Remembering Caitlyn-Scott Lee
Like many of us in settings that work with young people, I have found myself reading about Caitlyn Scott-Lee and wondering what we can learn about her story in order to improve in our support for all young people including those who are neurodiverse.
To provide some background, Caitlyn was a 16-year-old who in April 2023, ended her life at the prestigious Wycombe Abbey School. This was just hours before she was due to have her first ever detention – a 2-hour detention, known as a ‘headmistress’ detention’.
Caitlyn had been feeling suicidal for some time but had been deemed ‘low risk’. In a diary entry she wrote before ending her life, she shared that she had recently run away from a school trip to Eton College and this was …’the best cry out for help I could give and you [Wycombe] responded with ‘we’d normally punish you but you’re already getting punished’.”
Before considering lessons, we can learn about this case, let’s take a moment to read some of the tribute Caitlyn’s parents wrote on a website they set up to celebrate her life:
“Caitlyn was gifted with autism and had an ability to see the world uniquely and thrive at her boarding house. The school community, friends, and family are grieving her loss, but we are comforted in her personal relationship with Jesus Christ.”

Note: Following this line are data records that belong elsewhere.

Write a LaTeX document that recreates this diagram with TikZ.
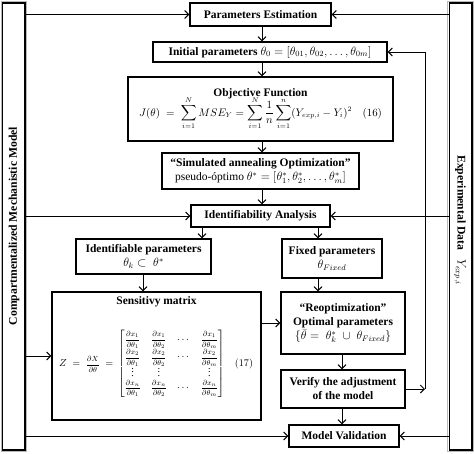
\documentclass[tikz,border=0pt]{standalone}
\usepackage{amsmath}
\usepackage{graphicx}
\usepackage{fontspec}
\setmainfont{Liberation Serif}
\usetikzlibrary{arrows.meta}
\newcommand{\pfr}[2]{\text{\fontsize{8.5}{10}\selectfont$\dfrac{#1}{#2}$}}
\begin{document}
\begin{tikzpicture}[x=1pt,y=-1pt,
  box/.style={draw, line width=1.3pt, rectangle, inner sep=0pt, align=center,
    font=\fontsize{11.5}{14}\selectfont\bfseries},
  txt/.style={inner sep=0pt, align=center, font=\fontsize{11.5}{14}\selectfont\bfseries},
  bar/.style={draw, line width=1.5pt, rectangle, inner sep=0pt,
    minimum width=22.5pt, minimum height=447pt},
  bartext/.style={font=\fontsize{11.7}{13}\selectfont\bfseries, inner sep=0pt},
  arr/.style={-{Straight Barb[length=4pt,width=8pt,line width=1pt]}, line width=1pt}]
\useasboundingbox (0,0) rectangle (474,453);
% side bars
\draw[gray!55, line width=1pt] (1,1.5) rectangle (26.5,451.5);
\draw[gray!55, line width=1pt] (447.5,1.5) rectangle (473.5,451.5);
\node[bar] (LB) at (13.75,226.5) {};
\node[bar] (RB) at (460.5,226.5) {};
\node[bartext, rotate=90] (LT) at (14,226) {Compartmentalized Mechanistic Model};
\node[bartext, rotate=-90] (RT) at (460,220) {Experimental Data \ \ $Y_{exp,i}$};
% boxes
\node[box, minimum width=141pt, minimum height=23pt] (PE) at (260.5,14.5) {Parameters Estimation};
\node[box, minimum width=234pt, minimum height=20pt] (IP) at (270,52)
  {Initial parameters $\theta_0=[\theta_{01},\theta_{02},\dots,\theta_{0m}]$};
\node[box, minimum width=265pt, minimum height=64pt] (OF) at (260.5,109)
  {Objective Function\\[-3pt]
   {\fontsize{10.5}{12}\selectfont$\displaystyle J(\theta)\;=\;\sum_{i=1}^{N} MSE_Y=\sum_{i=1}^{N}\frac{1}{n}\sum_{i=1}^{n}(Y_{exp,i}-Y_i)^2\quad(16)$}};
\node[box, minimum width=197pt, minimum height=36pt] (SA) at (260.5,171)
  {``Simulated annealing Optimization''\\
   \mdseries pseudo-óptimo $\theta^*=[\theta_1^*,\theta_2^*,\dots,\theta_m^*]$};
\node[box, minimum width=139pt, minimum height=22pt] (IA) at (260.5,216) {Identifiability Analysis};
\node[box, minimum width=135pt, minimum height=35pt] (ID) at (143.5,256.5)
  {Identifiable parameters\\ $\theta_k\subset\;\theta^*$};
\node[box, minimum width=100pt, minimum height=39pt] (FX) at (332,258.5)
  {Fixed parameters\\ $\theta_{Fixed}$};
\node[box, minimum width=209pt, minimum height=128pt] (SM) at (156.5,356) {};
\node[txt] (SMT) at (156.5,302) {Sensitivy matrix};
\node[txt, font=\fontsize{11}{13}\selectfont] (SME) at (156,364)
  {\resizebox{194pt}{!}{$Z\;=\;\pfr{\partial X}{\partial\theta}\;=\,
   {\renewcommand{\arraystretch}{1.3}\setlength{\arraycolsep}{5.5pt}\begin{bmatrix}
   \pfr{\partial x_1}{\partial\theta_1} & \pfr{\partial x_1}{\partial\theta_2} & \cdots & \pfr{\partial x_1}{\partial\theta_m}\\
   \pfr{\partial x_2}{\partial\theta_1} & \pfr{\partial x_2}{\partial\theta_2} & \cdots & \pfr{\partial x_2}{\partial\theta_m}\\[-4pt]
   \vdots & \vdots & & \vdots\\[-2pt]
   \pfr{\partial x_n}{\partial\theta_1} & \pfr{\partial x_n}{\partial\theta_2} & \cdots & \pfr{\partial x_n}{\partial\theta_m}
   \end{bmatrix}}\quad(17)$}};
\node[box, minimum width=124pt, minimum height=62pt] (RO) at (343,323)
  {``Reoptimization''\\ Optimal parameters\\ $\{\bar\theta=\;\theta_k^*\;\cup\;\theta_{Fixed}\}$};
\node[box, minimum width=124pt, minimum height=38pt] (VE) at (343,389)
  {Verify the adjustment\\ of the model};
\node[box, minimum width=110pt, minimum height=22pt] (MV) at (344,436) {Model Validation};
% helper coordinates
\coordinate (cx1) at (262,0);
\coordinate (cx2) at (202,0);
\coordinate (cx3) at (318,0);
\coordinate (cx4) at (143,0);
\coordinate (cx5) at (342,0);
\coordinate (cr) at (425,389);
\coordinate (cy1) at (0,323);
% bar arrows
\draw[arr] (LB.east |- PE.west) -- (PE.west);
\draw[arr] (RB.west |- PE.east) -- (PE.east);
\draw[arr] (LB.east |- IA.west) -- (IA.west);
\draw[arr] (RB.west |- IA.east) -- (IA.east);
\draw[arr] (LB.east |- SM.west) -- (SM.west);
\draw[arr] (LB.east |- MV.west) -- (MV.west);
\draw[arr] (RB.west |- MV.east) -- (MV.east);
% main flow
\draw[arr] (cx1 |- PE.south) -- (cx1 |- IP.north);
\draw[arr] (cx1 |- IP.south) -- (cx1 |- OF.north);
\draw[arr] (cx1 |- OF.south) -- (cx1 |- SA.north);
\draw[arr] (cx1 |- SA.south) -- (cx1 |- IA.north);
\draw[arr] (cx2 |- IA.south) -- (cx2 |- ID.north);
\draw[arr] (cx3 |- IA.south) -- (cx3 |- FX.north);
\draw[arr] (cx4 |- ID.south) -- (cx4 |- SM.north);
\draw[arr] (cx3 |- FX.south) -- (cx3 |- RO.north);
\draw[arr] (SM.east |- cy1) -- (RO.west |- cy1);
\draw[arr] (cx5 |- RO.south) -- (cx5 |- VE.north);
\draw[arr] (cx5 |- VE.south) -- (cx5 |- MV.north);
% feedback
\draw[arr] (VE.east |- cr) -- (cr);
\draw[arr] (cr) -- (cr |- IP.east) -- (IP.east);
\end{tikzpicture}
\end{document}
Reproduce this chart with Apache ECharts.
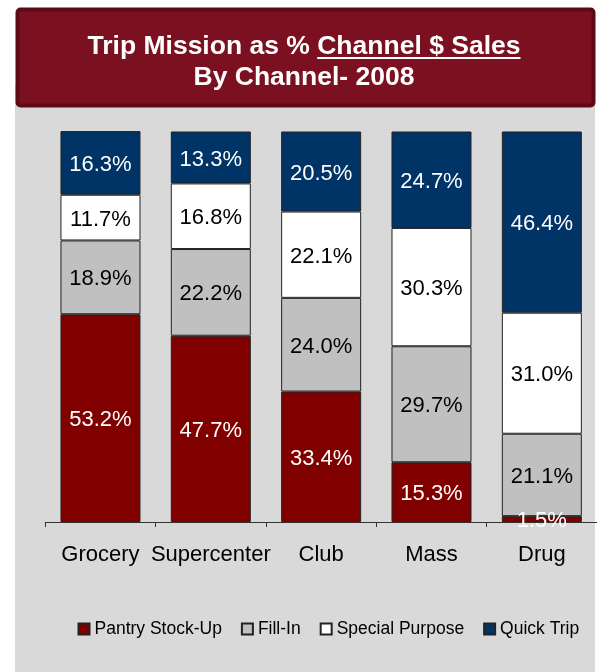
<!DOCTYPE html>
<html>
<head>
<meta charset="utf-8">
<script src="https://cdn.jsdelivr.net/npm/echarts@6/dist/echarts.min.js"></script>
<style>
  html, body { margin: 0; padding: 0; background: #fff; }
  #chart { width: 597px; height: 672px; }
</style>
</head>
<body>
<div id="chart"></div>
<script>
// Channels along the x axis
const channels = ['Grocery', 'Supercenter', 'Club', 'Mass', 'Drug'];

// Share of channel dollar sales by trip mission (%), stacked bottom to top
const pantryStockUp  = [53.2, 47.7, 33.4, 15.3, 1.5];
const fillIn         = [18.9, 22.2, 24.0, 29.7, 21.1];
const specialPurpose = [11.7, 16.8, 22.1, 30.3, 31.0];
const quickTrip      = [16.3, 13.3, 20.5, 24.7, 46.4];

const seriesNames = ['Pantry Stock-Up', 'Fill-In', 'Special Purpose', 'Quick Trip'];
const seriesData  = [pantryStockUp, fillIn, specialPurpose, quickTrip];
const seriesColors = ['#800000', '#C0C0C0', '#FFFFFF', '#003366'];
const labelColors  = ['#FFFFFF', '#000000', '#000000', '#FFFFFF'];

const titleLine1 = 'Trip Mission as % Channel $ Sales';
const titleUnderlined = 'Channel $ Sales';
const titleLine2 = 'By Channel- 2008';

const FONT = '"Liberation Sans", Arial, Helvetica, sans-serif';
const titleFont = 'bold 26.5px ' + FONT;

// measure the title so the underline sits under "Channel $ Sales"
const ctx = document.createElement('canvas').getContext('2d');
ctx.font = titleFont;
const titleCx = 304;
const fullW = ctx.measureText(titleLine1).width;
const tailW = ctx.measureText(titleUnderlined).width;
const ulRight = titleCx + fullW / 2;
const ulLeft = ulRight - tailW;

const chart = echarts.init(document.getElementById('chart'), null, { renderer: 'canvas' });

chart.setOption({
  backgroundColor: '#FFFFFF',
  animation: false,
  graphic: [
    { type: 'rect', z: -10, shape: { x: 15, y: 85, width: 580, height: 600 },
      style: { fill: '#D9D9D9' } },
    { type: 'rect', z: 10, shape: { x: 17.5, y: 9.5, width: 576, height: 96, r: 3 },
      style: { fill: '#7B1120', stroke: '#5C0A15', lineWidth: 4 } },
    { type: 'text', z: 11, style: { text: titleLine1, x: titleCx, y: 46.5, font: titleFont,
      fill: '#FFFFFF', align: 'center', verticalAlign: 'middle' } },
    { type: 'text', z: 11, style: { text: titleLine2, x: titleCx, y: 78, font: titleFont,
      fill: '#FFFFFF', align: 'center', verticalAlign: 'middle' } },
    { type: 'line', z: 11, shape: { x1: ulLeft, y1: 58, x2: ulRight, y2: 58 },
      style: { stroke: '#FFFFFF', lineWidth: 2 } }
  ],
  grid: { left: 45.3, right: -2, top: 131.5, bottom: 150, containLabel: false },
  legend: {
    data: seriesNames,
    left: 77.5,
    top: 620,
    padding: 0,
    icon: 'rect',
    itemWidth: 11,
    itemHeight: 11,
    itemGap: 19,
    textStyle: { fontFamily: FONT, fontSize: 17.5, color: '#000000' }
  },
  xAxis: {
    type: 'category',
    data: channels,
    axisLine: { lineStyle: { color: '#333333', width: 1 } },
    axisTick: { show: true, length: 5, lineStyle: { color: '#333333' } },
    axisLabel: { fontFamily: FONT, fontSize: 22, color: '#000000', margin: 22, interval: 0 }
  },
  yAxis: {
    type: 'value',
    min: 0,
    max: 100,
    show: false,
    splitLine: { show: false }
  },
  series: seriesNames.map((name, i) => ({
    name: name,
    type: 'bar',
    stack: 'mission',
    barWidth: 80,
    data: seriesData[i],
    itemStyle: { color: seriesColors[i], borderColor: '#222222', borderWidth: 1 },
    label: {
      show: true,
      position: 'inside',
      offset: [0, 2],
      fontFamily: FONT,
      fontSize: 22,
      color: labelColors[i],
      formatter: p => p.value.toFixed(1) + '%'
    }
  }))
});
</script>
</body>
</html>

Of course, in reading this, I was struck by the deep grief the family must be feeling and the tangible love that can be felt through this tribute.
However, I was also struck by the wonderful term ‘gifted with autism’. Schools have come such a long way in our understanding of neurodiversity and yet we still have such a long way to go, especially in terms of viewing it as the gift that it is.
In the pursuit of providing a safe and inclusive learning environment, schools have a profound responsibility to understand and celebrate neurodiversity. We also have a responsibility to consider the different approaches needed to encourage the best behaviour and attitude to learning we can draw out from our students. We all know that one child may need a much ‘lighter touch’ in terms of discipline than another and yet too often, our procedures can resemble a ‘blanket rule’ that benefits very few.
It is not clear the assessment processes in place that led the school to consider Caitlyn to be a ‘low risk’ of suicide and indeed, this blogpost is not in any way to be considered a criticism of the school’s processes.
Indeed, we all have a long way to come in understanding how to risk assess for suicide and self-harm, to ensure we are able to consider the potential impact of disciplinary measures, and staff-student relationships for instance. Better training for staff around neurodiverse students and how they may present – including the prevalence of ‘masking’, particularly amongst neurodiverse girls and young women – would enable us to grow in confidence and offer an inclusive and supportive environment.
In reading about this case, I also got thinking about the importance of friendships within safeguarding. Caitlyn clearly had a wonderful group of supportive friends, who understood and celebrated her – indeed, she addressed them in a letter she wrote before her death.
Some of the most significant information we can be given around the risks facing a child can be that which is shared by their friends. I have often used the phrase ‘if the child’s friends are worried, then we should be worried’. In saying this, I refer to the fact that many friendships, particularly amongst young people, will be based upon trust and the sharing of secrets. When a child decides to break their friend’s trust to divulge important information to a staff member, it is usually because they are so worried, to the point of a willingness to risk the friendship ending in order to help keep their friend safe.
In pursuing the ‘culture and ethos of safeguarding’ that we so often refer to, we need to ensure that we provide avenues for young people to share when they are worried about their friend. Ensuring that safeguarding is presented as something that is done WITH students rather than TO students is a great place to start.
Before finishing, may we pass on our condolences to Caitlyn Scott-Lee’s family, friends and school community. Caitlyn’s father, neurodiverse himself, has been courageous in speaking out about the lessons that must be learnt from her life, and death. It is vital that we listen to him and others to consider changes that we can make to prevent this occurring again.